■ **GIVEN INFORMATION**
* * * * *

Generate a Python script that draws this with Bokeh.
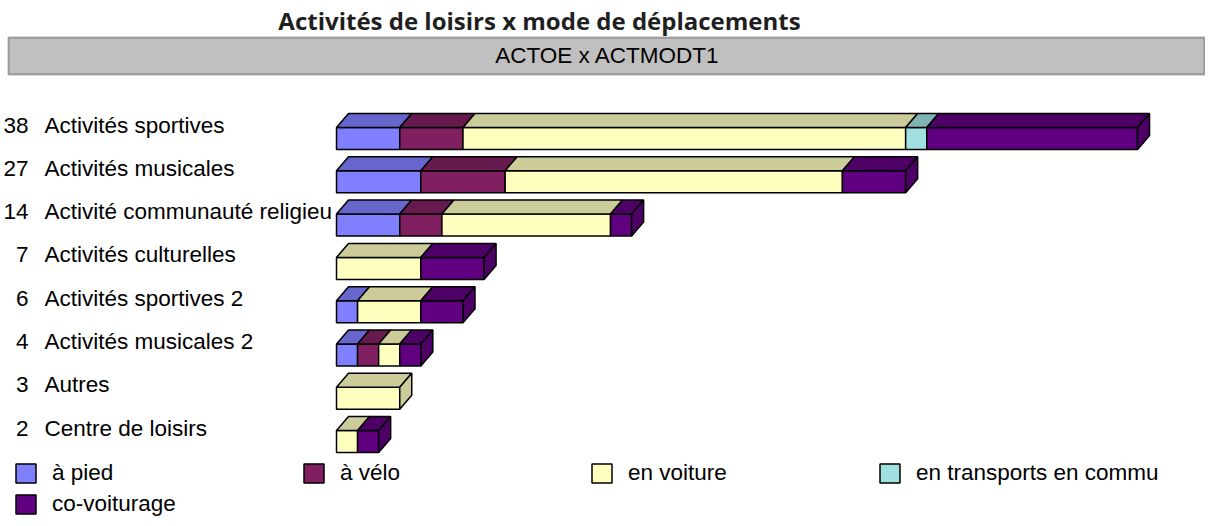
from bokeh.plotting import figure
from bokeh.models import (Range1d, ColumnDataSource, LabelSet, Label, BoxAnnotation,
                          Legend, LegendItem)
from bokeh.core.properties import value
from bokeh.embed import file_html
from bokeh.resources import INLINE

# ---------------- data ----------------
categories = ["Activités sportives", "Activités musicales", "Activité communauté religieu",
              "Activités culturelles", "Activités sportives 2", "Activités musicales 2",
              "Autres", "Centre de loisirs"]
totals = [38, 27, 14, 7, 6, 4, 3, 2]
modes = ["à pied", "à vélo", "en voiture", "en transports en commu", "co-voiturage"]
a_pied = [3, 4, 3, 0, 1, 1, 0, 0]
a_velo = [3, 4, 2, 0, 0, 1, 0, 0]
en_voiture = [21, 16, 8, 4, 3, 1, 3, 1]
transports = [1, 0, 0, 0, 0, 0, 0, 0]
covoiturage = [10, 3, 1, 3, 2, 1, 0, 1]
series = [a_pied, a_velo, en_voiture, transports, covoiturage]

title_text = "Activités de loisirs x mode de déplacements"
subtitle_text = "ACTOE x ACTMODT1"

# ---------------- style ----------------
front_colors = ["#8080FF", "#802060", "#FFFFC0", "#A0E0E0", "#600080"]
top_colors = ["#6666CC", "#661A4D", "#CCCC9A", "#80B3B3", "#4D0066"]
FONT = "Liberation Sans"

W, H = 1205, 518
UNIT_PX = 21.08      # pixels per count
ROW_PX = 43.3        # pixels per row
ZERO_X = 336         # pixel of value 0 inside the frame
ROW0_Y = 138         # pixel (from top) of first row's front centre
HALF = 11 / ROW_PX   # half height of front face, in row units
DX = 12 / UNIT_PX    # depth offset x
DY = 14 / ROW_PX     # depth offset y

p = figure(width=W, height=H, output_backend="svg", toolbar_location=None,
           x_range=Range1d(-ZERO_X / UNIT_PX, (W - ZERO_X) / UNIT_PX),
           y_range=Range1d((H - ROW0_Y) / ROW_PX, -ROW0_Y / ROW_PX),
           x_axis_location=None, y_axis_location=None, min_border=0,
           outline_line_color=None)
p.xgrid.visible = False
p.ygrid.visible = False

# ---------------- row labels ----------------
rows = list(range(len(categories)))
lab_src = ColumnDataSource(dict(y=[r - 6 / ROW_PX for r in rows],
                                num=[str(t) for t in totals],
                                name=categories))
p.add_layout(LabelSet(x=28, y="y", x_units="screen", text="num", source=lab_src,
                      text_align="right", text_baseline="alphabetic",
                      text_font=value(FONT), text_font_size="22.5px", text_color="black",
                      level="underlay"))
p.add_layout(LabelSet(x=44, y="y", x_units="screen", text="name", source=lab_src,
                      text_align="left", text_baseline="alphabetic",
                      text_font=value(FONT), text_font_size="22.5px", text_color="black",
                      level="underlay"))

# ---------------- 3D stacked bars ----------------
cum = [0] * len(categories)
last_mode = []
for r in rows:
    lm = None
    for m, s in enumerate(series):
        if s[r] > 0:
            lm = m
    last_mode.append(lm)

legend_items = []
for m, s in enumerate(series):
    L, R, T, B = [], [], [], []
    txs, tys, sxs, sys_ = [], [], [], []
    for r in rows:
        v = s[r]
        if v <= 0:
            continue
        left = cum[r]
        right = cum[r] + v
        cum[r] = right
        L.append(left); R.append(right); T.append(r - HALF); B.append(r + HALF)
        txs.append([left, left + DX, right + DX, right])
        tys.append([r - HALF, r - HALF - DY, r - HALF - DY, r - HALF])
        if last_mode[r] == m:
            sxs.append([right, right + DX, right + DX, right])
            sys_.append([r - HALF, r - HALF - DY, r + HALF - DY, r + HALF])
    fr = p.quad(left=L, right=R, top=T, bottom=B, fill_color=front_colors[m],
                line_color="black", line_width=1.5)
    p.patches(xs=txs, ys=tys, fill_color=top_colors[m], line_color="black", line_width=1.5)
    if sxs:
        p.patches(xs=sxs, ys=sys_, fill_color=top_colors[m], line_color="black",
                  line_width=1.5)
    legend_items.append(LegendItem(label=modes[m], renderers=[fr]))

# ---------------- title & header box ----------------
p.add_layout(BoxAnnotation(left=8, right=1204, bottom=H - 74, top=H - 37,
                           left_units="screen", right_units="screen",
                           top_units="screen", bottom_units="screen",
                           fill_color="#C0C0C0", fill_alpha=1.0,
                           line_color="black", line_width=2, level="underlay"))
p.add_layout(Label(x=539, y=H - 20, x_units="screen", y_units="screen", text=title_text,
                   text_align="center", text_baseline="alphabetic",
                   text_font="Open Sans", text_font_style="bold", text_font_size="24px",
                   text_color="#1F1F1F"))
p.add_layout(Label(x=607, y=H - 55, x_units="screen", y_units="screen", text=subtitle_text,
                   text_align="center", text_baseline="alphabetic",
                   text_font=FONT, text_font_size="22.5px", text_color="black"))

# ---------------- legend ----------------
legend = Legend(items=legend_items, orientation="horizontal", ncols=4,
                location=(13, 1), glyph_width=25, glyph_height=24,
                label_standoff=14, label_width=244, spacing=5, padding=0, margin=0,
                border_line_color=None, background_fill_alpha=0,
                label_text_font=FONT, label_text_font_size="22.5px",
                label_text_color="black")
p.add_layout(legend)

open("out.html", "w").write(file_html(p, INLINE))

* * * * *

■ **PROBLEM**
Leave the pictures out, and print every line of the listing exactly as written.

■ **SOLUTION BELOW**
Generate a Python script that draws this with Bokeh.
from bokeh.plotting import figure
from bokeh.models import (Range1d, ColumnDataSource, LabelSet, Label, BoxAnnotation,
                          Legend, LegendItem)
from bokeh.core.properties import value
from bokeh.embed import file_html
from bokeh.resources import INLINE

# ---------------- data ----------------
categories = ["Activités sportives", "Activités musicales", "Activité communauté religieu",
              "Activités culturelles", "Activités sportives 2", "Activités musicales 2",
              "Autres", "Centre de loisirs"]
totals = [38, 27, 14, 7, 6, 4, 3, 2]
modes = ["à pied", "à vélo", "en voiture", "en transports en commu", "co-voiturage"]
a_pied = [3, 4, 3, 0, 1, 1, 0, 0]
a_velo = [3, 4, 2, 0, 0, 1, 0, 0]
en_voiture = [21, 16, 8, 4, 3, 1, 3, 1]
transports = [1, 0, 0, 0, 0, 0, 0, 0]
covoiturage = [10, 3, 1, 3, 2, 1, 0, 1]
series = [a_pied, a_velo, en_voiture, transports, covoiturage]

title_text = "Activités de loisirs x mode de déplacements"
subtitle_text = "ACTOE x ACTMODT1"

# ---------------- style ----------------
front_colors = ["#8080FF", "#802060", "#FFFFC0", "#A0E0E0", "#600080"]
top_colors = ["#6666CC", "#661A4D", "#CCCC9A", "#80B3B3", "#4D0066"]
FONT = "Liberation Sans"

W, H = 1205, 518
UNIT_PX = 21.08      # pixels per count
ROW_PX = 43.3        # pixels per row
ZERO_X = 336         # pixel of value 0 inside the frame
ROW0_Y = 138         # pixel (from top) of first row's front centre
HALF = 11 / ROW_PX   # half height of front face, in row units
DX = 12 / UNIT_PX    # depth offset x
DY = 14 / ROW_PX     # depth offset y

p = figure(width=W, height=H, output_backend="svg", toolbar_location=None,
           x_range=Range1d(-ZERO_X / UNIT_PX, (W - ZERO_X) / UNIT_PX),
           y_range=Range1d((H - ROW0_Y) / ROW_PX, -ROW0_Y / ROW_PX),
           x_axis_location=None, y_axis_location=None, min_border=0,
           outline_line_color=None)
p.xgrid.visible = False
p.ygrid.visible = False

# ---------------- row labels ----------------
rows = list(range(len(categories)))
lab_src = ColumnDataSource(dict(y=[r - 6 / ROW_PX for r in rows],
                                num=[str(t) for t in totals],
                                name=categories))
p.add_layout(LabelSet(x=28, y="y", x_units="screen", text="num", source=lab_src,
                      text_align="right", text_baseline="alphabetic",
                      text_font=value(FONT), text_font_size="22.5px", text_color="black",
                      level="underlay"))
p.add_layout(LabelSet(x=44, y="y", x_units="screen", text="name", source=lab_src,
                      text_align="left", text_baseline="alphabetic",
                      text_font=value(FONT), text_font_size="22.5px", text_color="black",
                      level="underlay"))

# ---------------- 3D stacked bars ----------------
cum = [0] * len(categories)
last_mode = []
for r in rows:
    lm = None
    for m, s in enumerate(series):
        if s[r] > 0:
            lm = m
    last_mode.append(lm)

legend_items = []
for m, s in enumerate(series):
    L, R, T, B = [], [], [], []
    txs, tys, sxs, sys_ = [], [], [], []
    for r in rows:
        v = s[r]
        if v <= 0:
            continue
        left = cum[r]
        right = cum[r] + v
        cum[r] = right
        L.append(left); R.append(right); T.append(r - HALF); B.append(r + HALF)
        txs.append([left, left + DX, right + DX, right])
        tys.append([r - HALF, r - HALF - DY, r - HALF - DY, r - HALF])
        if last_mode[r] == m:
            sxs.append([right, right + DX, right + DX, right])
            sys_.append([r - HALF, r - HALF - DY, r + HALF - DY, r + HALF])
    fr = p.quad(left=L, right=R, top=T, bottom=B, fill_color=front_colors[m],
                line_color="black", line_width=1.5)
    p.patches(xs=txs, ys=tys, fill_color=top_colors[m], line_color="black", line_width=1.5)
    if sxs:
        p.patches(xs=sxs, ys=sys_, fill_color=top_colors[m], line_color="black",
                  line_width=1.5)
    legend_items.append(LegendItem(label=modes[m], renderers=[fr]))

# ---------------- title & header box ----------------
p.add_layout(BoxAnnotation(left=8, right=1204, bottom=H - 74, top=H - 37,
                           left_units="screen", right_units="screen",
                           top_units="screen", bottom_units="screen",
                           fill_color="#C0C0C0", fill_alpha=1.0,
                           line_color="black", line_width=2, level="underlay"))
p.add_layout(Label(x=539, y=H - 20, x_units="screen", y_units="screen", text=title_text,
                   text_align="center", text_baseline="alphabetic",
                   text_font="Open Sans", text_font_style="bold", text_font_size="24px",
                   text_color="#1F1F1F"))
p.add_layout(Label(x=607, y=H - 55, x_units="screen", y_units="screen", text=subtitle_text,
                   text_align="center", text_baseline="alphabetic",
                   text_font=FONT, text_font_size="22.5px", text_color="black"))

# ---------------- legend ----------------
legend = Legend(items=legend_items, orientation="horizontal", ncols=4,
                location=(13, 1), glyph_width=25, glyph_height=24,
                label_standoff=14, label_width=244, spacing=5, padding=0, margin=0,
                border_line_color=None, background_fill_alpha=0,
                label_text_font=FONT, label_text_font_size="22.5px",
                label_text_color="black")
p.add_layout(legend)

open("out.html", "w").write(file_html(p, INLINE))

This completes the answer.